Arm Holdings has projected stronger-than-anticipated revenue growth, buoyed by intensifying demand for its chip designs in artificial intelligence-driven data centers, underscoring the company’s expanding role in the global semiconductor ecosystem as AI workloads surge.
According to the report titled “Arm forecasts higher-than-expected revenue on surging AI data center demand,” published by The Economic Times, the UK-based chip designer expects momentum from hyperscale cloud providers and enterprise clients investing heavily in AI infrastructure to translate into improved financial performance. The company’s architecture, already dominant in mobile computing, is increasingly being adopted in data center environments where energy efficiency and scalability are critical.
Arm’s outlook reflects broader industry dynamics as technology companies race to build and deploy AI models, requiring vast computational capacity. This has driven demand not only for high-performance chips but also for designs that can optimize power consumption—a longstanding strength of Arm’s technology. Its licensing model positions it to benefit from a wide range of customers, including chipmakers developing processors tailored for AI training and inference.

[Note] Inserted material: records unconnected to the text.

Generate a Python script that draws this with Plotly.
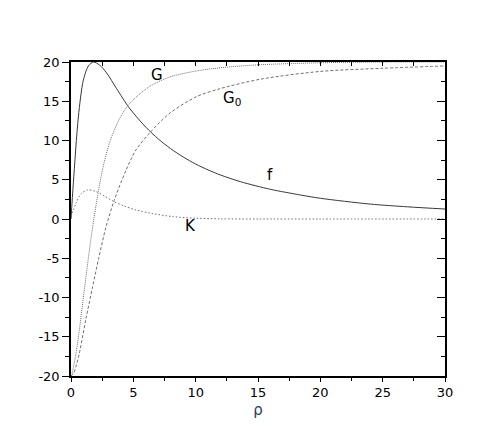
import plotly.graph_objects as go

# curves
rho_f = [0, 0.19, 0.59, 0.99, 1.4, 1.8, 2.3, 2.86, 3.66, 4.6, 5, 6, 7, 8, 9, 10, 11, 12, 13.6, 16, 18.4, 20, 24, 27, 30]
f_vals = [0, 4.6, 13, 17.7, 19.5, 20, 19.6, 18.6, 16.6, 14.3, 13.5, 11.7, 10.2, 8.95, 7.9, 7.0, 6.25, 5.6, 4.75, 3.78, 3.06, 2.64, 1.9, 1.55, 1.27]

rho_g = [0, 0.08, 0.4, 0.72, 1.07, 1.39, 1.74, 2.14, 2.54, 3.07, 3.66, 4.3, 5.0, 6.33, 7.94, 10.6, 14.6, 20, 25, 30]
g_vals = [-20, -19.7, -17.1, -13.5, -9.0, -5.0, -1.0, 3.0, 6.4, 9.6, 12.0, 13.9, 15.2, 16.9, 18.1, 19.0, 19.6, 19.9, 20, 20]

rho_g0 = [0, 0.19, 0.4, 0.67, 1.2, 1.74, 2.22, 2.81, 3.47, 4.41, 5.21, 6.33, 7.94, 10.08, 11.95, 15.16, 20, 25, 30]
g0_vals = [-20, -19.7, -18.8, -17.1, -12.7, -8.6, -5.0, -1.0, 2.4, 6.2, 8.8, 11.0, 13.5, 15.6, 16.6, 17.8, 18.8, 19.2, 19.5]

rho_k = [0, 0.4, 0.8, 1.34, 2.0, 2.7, 3.34, 4.2, 5.21, 6.5, 8.2, 10, 12, 15, 20, 30]
k_vals = [0.3, 2.0, 3.2, 3.7, 3.5, 2.9, 2.3, 1.7, 1.15, 0.7, 0.3, 0.1, 0.02, 0, 0, 0]

# tick labels (plain hyphen minus, as in the original)
x_ticks = [0, 5, 10, 15, 20, 25, 30]
y_ticks = [-20, -15, -10, -5, 0, 5, 10, 15, 20]
y_ticktext = [str(v) for v in y_ticks]

FONT = "DejaVu Sans, Liberation Sans, Arial, sans-serif"
GRAY = "#707070"

fig = go.Figure()
fig.add_trace(go.Scatter(x=rho_f, y=f_vals, mode="lines",
                         line=dict(color="#383838", width=1, shape="spline", smoothing=0.8)))
fig.add_trace(go.Scatter(x=rho_g, y=g_vals, mode="lines",
                         line=dict(color=GRAY, width=1, dash="1px,1px", shape="spline", smoothing=0.8)))
fig.add_trace(go.Scatter(x=rho_g0, y=g0_vals, mode="lines",
                         line=dict(color=GRAY, width=1, dash="3px,2px", shape="spline", smoothing=0.8)))
fig.add_trace(go.Scatter(x=rho_k, y=k_vals, mode="lines",
                         line=dict(color=GRAY, width=1, dash="1.5px,2px", shape="spline", smoothing=0.8)))

# curve labels
labels = [(6.9, 18.3, "G"), (12.9, 15.4, "G<sub>0</sub>"), (15.95, 5.6, "f"), (9.55, -0.9, "K")]
for x, y, t in labels:
    fig.add_annotation(x=x, y=y, text=t, showarrow=False, font=dict(family=FONT, size=15, color="black"))

axis_common = dict(showline=True, linecolor="black", linewidth=1.5, showgrid=False, zeroline=False,
                   tickcolor="black", tickfont=dict(family=FONT, size=13, color="black"))
frame_axis = {k: v for k, v in axis_common.items() if k != "tickfont"}

fig.update_layout(
    width=483, height=435,
    margin=dict(l=63, r=46, t=54, b=67),
    paper_bgcolor="white", plot_bgcolor="white",
    showlegend=False,
    xaxis=dict(range=[0, 30], tickvals=x_ticks, ticks="outside", ticklen=4,
               minor=dict(dtick=2.5, ticks="outside", ticklen=3, tickcolor="black"),
               title=dict(text="ρ", font=dict(family=FONT, size=15), standoff=5), **axis_common),
    yaxis=dict(range=[-20, 20], tickvals=y_ticks, ticktext=y_ticktext, ticks="outside", ticklen=7,
               minor=dict(dtick=2.5, ticks="outside", ticklen=4, tickcolor="black"), **axis_common),
    xaxis2=dict(range=[0, 30], overlaying="x", side="top", showticklabels=False, tick0=0, dtick=2.5,
                ticks="inside", ticklen=4, **frame_axis),
    yaxis2=dict(range=[-20, 20], overlaying="y", side="right", showticklabels=False, tick0=-20, dtick=5,
                ticks="inside", ticklen=8,
                minor=dict(dtick=2.5, ticks="inside", ticklen=4, tickcolor="black"), **frame_axis),
)
# empty trace so the top and right axes are drawn
fig.add_trace(go.Scatter(x=[None], y=[None], xaxis="x2", yaxis="y2", showlegend=False))

fig.write_html("out.html")
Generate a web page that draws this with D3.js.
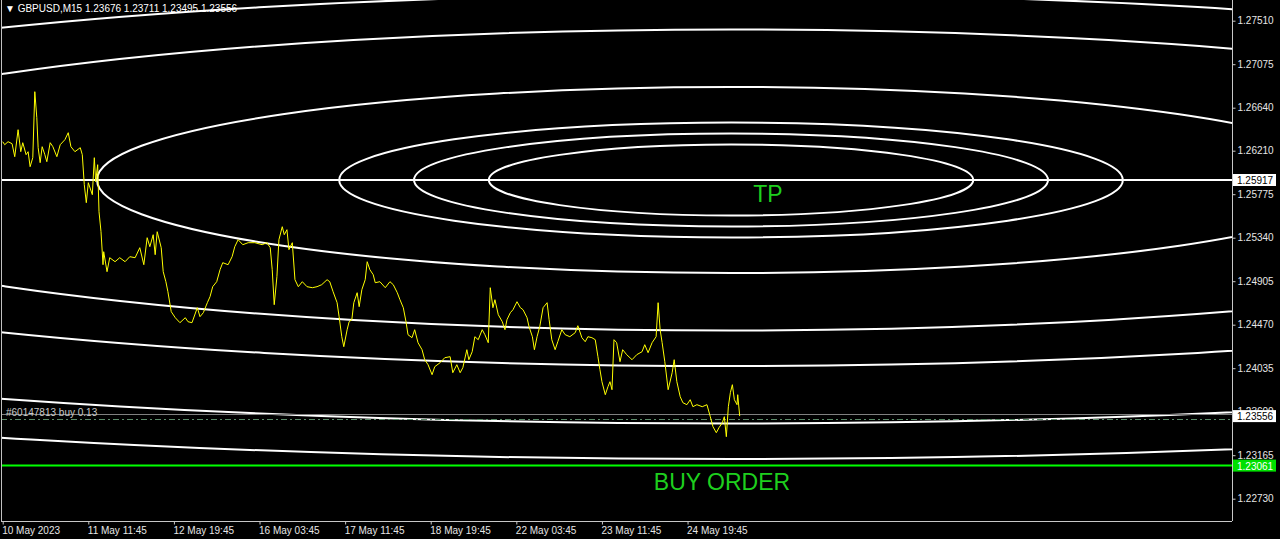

The company’s projections indicate that AI is no longer a marginal growth area but a central driver of revenue expansion. As data centers evolve to accommodate more sophisticated machine learning workloads, Arm’s designs are being integrated into CPUs and, increasingly, into specialized accelerators working alongside GPUs.
The report from The Economic Times highlights that Arm’s performance is also supported by diversification beyond smartphones, an area that historically accounted for a significant portion of its business. While the mobile market has experienced periods of stagnation, the rapid buildout of AI infrastructure offers a more robust and potentially less cyclical growth avenue.
Industry analysts see this shift as strategically significant. By gaining traction in data centers, Arm is challenging incumbents and reshaping competitive dynamics, particularly as major cloud providers explore custom silicon solutions. Companies such as Amazon and Google have already adopted Arm-based processors in their server fleets, citing cost and efficiency advantages.
Despite the optimism, questions remain about the durability of the AI investment cycle and the competitive response from established chipmakers. However, for now, Arm appears well-positioned to capitalize on the transition toward AI-centric computing, translating technological relevance into tangible financial gains.
The company’s forecast adds to a growing body of evidence that AI demand is reshaping the semiconductor industry’s growth trajectory, with ripple effects across supply chains, capital expenditure, and technology development priorities.